Your First Year Report must not exceed 10,000 words including footnotes and bibliography. Reference to sources in both the bibliography and footnotes/endnotes should follow a recognised system such as that used in the journals Art History, The Journal of the Warburg and Courtauld Institutes or The Art Bulletin. Whichever system is adopted, consistency is essential. You may submit a longer report if your supervisor recommends this. Documents and catalogues may be submitted as appendices up to a word limit of 5,000 words. It should be stressed that appendices should never be a means to increase the overall word limit of the documentation.
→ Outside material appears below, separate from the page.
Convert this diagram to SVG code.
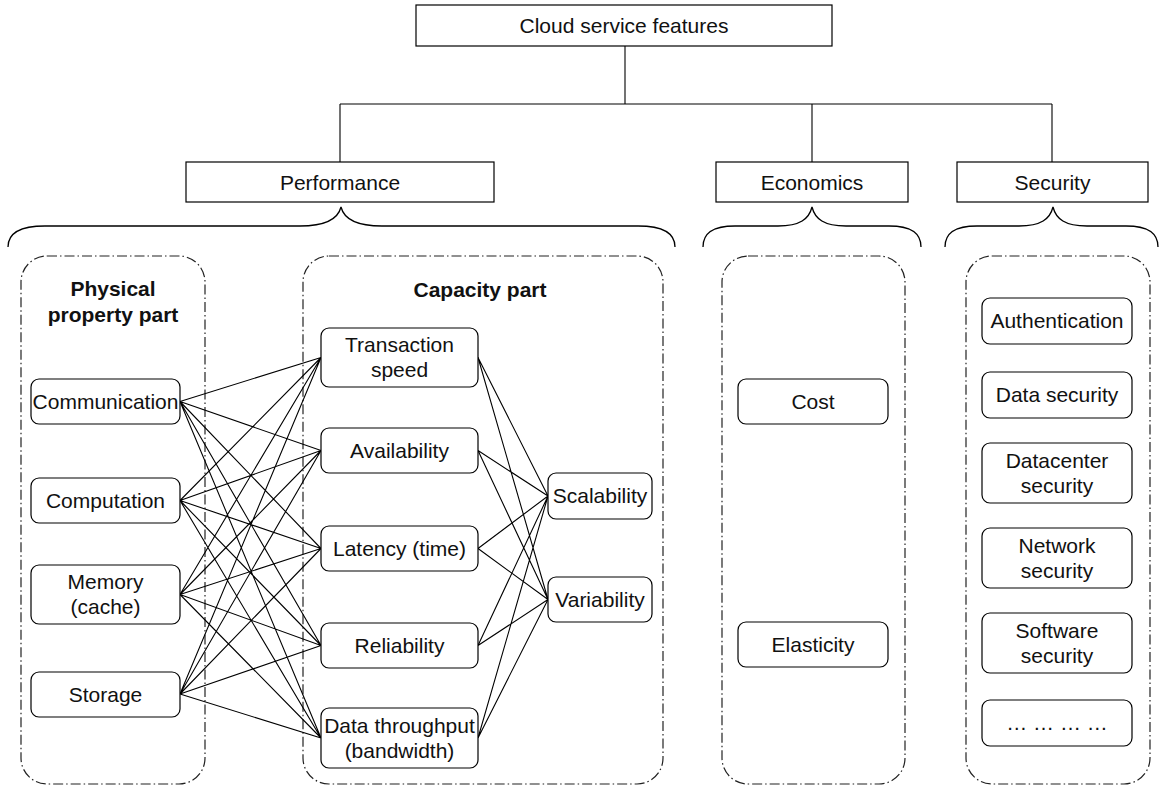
<svg xmlns="http://www.w3.org/2000/svg" width="1159" height="787" viewBox="0 0 1159 787">
  <style>
    .box { fill: #ffffff; stroke: #000000; stroke-width: 1.2; }
    .node { fill: #ffffff; stroke: #000000; stroke-width: 1.2; }
    .group { fill: none; stroke: #222222; stroke-width: 1.2; stroke-dasharray: 10 3 1.5 3; }
    .brace { fill: none; stroke: #000000; stroke-width: 1.3; }
    .wire { fill: none; stroke: #000000; stroke-width: 1.1; }
    text { font-family: "Liberation Sans", Arial, Helvetica, sans-serif; font-size: 21px; fill: #111111; text-anchor: middle; }
    .title { font-weight: bold; }
  </style>

  <rect width="1159" height="787" fill="#ffffff"/>

  <!-- dashed grouping frames -->
  <g id="frames">
    <rect id="frame-physical" class="group" x="21" y="256" width="184" height="528" rx="26"/>
    <rect id="frame-capacity" class="group" x="303" y="256" width="360" height="528" rx="26"/>
    <rect id="frame-economics" class="group" x="722" y="256" width="183" height="528" rx="26"/>
    <rect id="frame-security" class="group" x="966" y="256" width="184" height="528" rx="26"/>
  </g>

  <!-- curly braces under the category boxes -->
  <g id="braces">
    <path class="brace" d="M8 247 C8 234 18 226 45 226 L300 226 C326 226 338 219 341 207 C344 219 356 226 382 226 L638 226 C664 226 675 234 675 247"/>
    <path class="brace" d="M703 247 C703 234 711 226 735 226 L778 226 C800 226 809 219 812 207 C815 219 824 226 846 226 L889 226 C913 226 921 234 921 247"/>
    <path class="brace" d="M945 247 C945 234 953 226 977 226 L1019 226 C1041 226 1050 219 1053 207 C1056 219 1065 226 1087 226 L1126 226 C1150 226 1158 234 1158 247"/>
  </g>

  <!-- connectors -->
  <g id="connectors">
    <!-- tree -->
    <path class="wire" d="M625 46 V104 M340 104 H1052 M340 104 V162 M812 104 V162 M1052 104 V162"/>
    <!-- physical property part to capacity part -->
    <path class="wire" d="
      M180 401.5 L321 357.5 M180 401.5 L321 450.5 M180 401.5 L321 548.5 M180 401.5 L321 645.5 M180 401.5 L321 738
      M180 500.5 L321 357.5 M180 500.5 L321 450.5 M180 500.5 L321 548.5 M180 500.5 L321 645.5 M180 500.5 L321 738
      M180 594.5 L321 357.5 M180 594.5 L321 450.5 M180 594.5 L321 548.5 M180 594.5 L321 645.5 M180 594.5 L321 738
      M180 694 L321 357.5 M180 694 L321 450.5 M180 694 L321 548.5 M180 694 L321 645.5 M180 694 L321 738"/>
    <!-- capacity part to scalability / variability -->
    <path class="wire" d="
      M478 357.5 L548 496 M478 357.5 L548 599.5
      M478 450.5 L548 496 M478 450.5 L548 599.5
      M478 548.5 L548 496 M478 548.5 L548 599.5
      M478 645.5 L548 496 M478 645.5 L548 599.5
      M478 738 L548 496 M478 738 L548 599.5"/>
  </g>

  <!-- top level -->
  <g id="cloud-service-features">
    <rect class="box" x="416" y="5" width="416" height="41"/>
    <text x="624" y="33">Cloud service features</text>
  </g>
  <g id="performance">
    <rect class="box" x="186" y="162" width="308" height="40"/>
    <text x="340" y="189.5">Performance</text>
  </g>
  <g id="economics">
    <rect class="box" x="716" y="162" width="192" height="40"/>
    <text x="812" y="189.5">Economics</text>
  </g>
  <g id="security">
    <rect class="box" x="957" y="162" width="191" height="40"/>
    <text x="1052.5" y="189.5">Security</text>
  </g>

  <!-- frame titles -->
  <g id="physical-property-part-title">
    <text class="title" x="113" y="296">Physical</text>
    <text class="title" x="113" y="322">property part</text>
  </g>
  <g id="capacity-part-title">
    <text class="title" x="480" y="297">Capacity part</text>
  </g>

  <!-- physical property part -->
  <g id="communication">
    <rect class="node" x="31" y="379" width="149" height="45" rx="8"/>
    <text x="105.5" y="408.5">Communication</text>
  </g>
  <g id="computation">
    <rect class="node" x="31" y="478" width="149" height="45" rx="8"/>
    <text x="105.5" y="507.5">Computation</text>
  </g>
  <g id="memory-cache">
    <rect class="node" x="31" y="565" width="149" height="59" rx="8"/>
    <text x="105.5" y="589">Memory</text>
    <text x="105.5" y="614">(cache)</text>
  </g>
  <g id="storage">
    <rect class="node" x="31" y="672" width="149" height="45" rx="8"/>
    <text x="105.5" y="701.5">Storage</text>
  </g>

  <!-- capacity part -->
  <g id="transaction-speed">
    <rect class="node" x="321" y="328" width="157" height="59" rx="8"/>
    <text x="399.5" y="352">Transaction</text>
    <text x="399.5" y="377">speed</text>
  </g>
  <g id="availability">
    <rect class="node" x="321" y="428" width="157" height="45" rx="8"/>
    <text x="399.5" y="457.5">Availability</text>
  </g>
  <g id="latency">
    <rect class="node" x="321" y="526" width="157" height="45" rx="8"/>
    <text x="399.5" y="555.5">Latency (time)</text>
  </g>
  <g id="reliability">
    <rect class="node" x="321" y="623" width="157" height="45" rx="8"/>
    <text x="399.5" y="652.5">Reliability</text>
  </g>
  <g id="data-throughput">
    <rect class="node" x="321" y="708" width="157" height="60" rx="8"/>
    <text x="399.5" y="732.5">Data throughput</text>
    <text x="399.5" y="757.5">(bandwidth)</text>
  </g>
  <g id="scalability">
    <rect class="node" x="548" y="473" width="104" height="46" rx="8"/>
    <text x="600" y="503">Scalability</text>
  </g>
  <g id="variability">
    <rect class="node" x="548" y="577" width="104" height="45" rx="8"/>
    <text x="600" y="606.5">Variability</text>
  </g>

  <!-- economics -->
  <g id="cost">
    <rect class="node" x="738" y="379" width="150" height="45" rx="8"/>
    <text x="813" y="408.5">Cost</text>
  </g>
  <g id="elasticity">
    <rect class="node" x="738" y="622" width="150" height="45" rx="8"/>
    <text x="813" y="651.5">Elasticity</text>
  </g>

  <!-- security -->
  <g id="authentication">
    <rect class="node" x="982" y="298" width="150" height="46" rx="8"/>
    <text x="1057" y="328">Authentication</text>
  </g>
  <g id="data-security">
    <rect class="node" x="982" y="372" width="150" height="46" rx="8"/>
    <text x="1057" y="402">Data security</text>
  </g>
  <g id="datacenter-security">
    <rect class="node" x="982" y="443" width="150" height="60" rx="8"/>
    <text x="1057" y="468">Datacenter</text>
    <text x="1057" y="493">security</text>
  </g>
  <g id="network-security">
    <rect class="node" x="982" y="528" width="150" height="60" rx="8"/>
    <text x="1057" y="553">Network</text>
    <text x="1057" y="578">security</text>
  </g>
  <g id="software-security">
    <rect class="node" x="982" y="613" width="150" height="60" rx="8"/>
    <text x="1057" y="638">Software</text>
    <text x="1057" y="663">security</text>
  </g>
  <g id="more">
    <rect class="node" x="982" y="700" width="150" height="46" rx="8"/>
    <text x="1057" y="730">… … … …</text>
  </g>
</svg>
Rather, they should be used only if strictly necessary in order to introduce supporting material integral to the paper.


Please discuss this with your Supervisor.  The following content is recommended, though the exact content and form of the Report, as well as how you organise and present the material, will depend on the nature of your individual research, and on what you and your Supervisor decide will be most beneficial to your personal progress:

  • A description of the general area of your research, explaining why the work is being undertaken and its potential significance.
  • An outline of the specific research focus and methodology.
  • A programme or timetable showing the main phases of the research and the timescale within which you plan to undertake them.
  • The issues that the research will seek to explore or answer – including a summary of the objectives, and the research questions that you will investigate.
  • A review of the literature you have already read, setting out your understanding of past and current work in the subject area both here and abroad.
  • An outline of the research methods and sources of evidence or data that you anticipate using; the means by which you will inspect and/or acquire this evidence or data; and the analysis to which you will subject it. This may include fieldwork, archival work, technical investigations, case studies, interviews, or surveys, and should identify how you will gain the necessary access and permissions, including problems that may arise and how you will deal with them.
  • A brief description of what you expect to find and its impact on scholarship including, if appropriate, who is likely to benefit from your work and how.
  • You may wish to submit a draft chapter.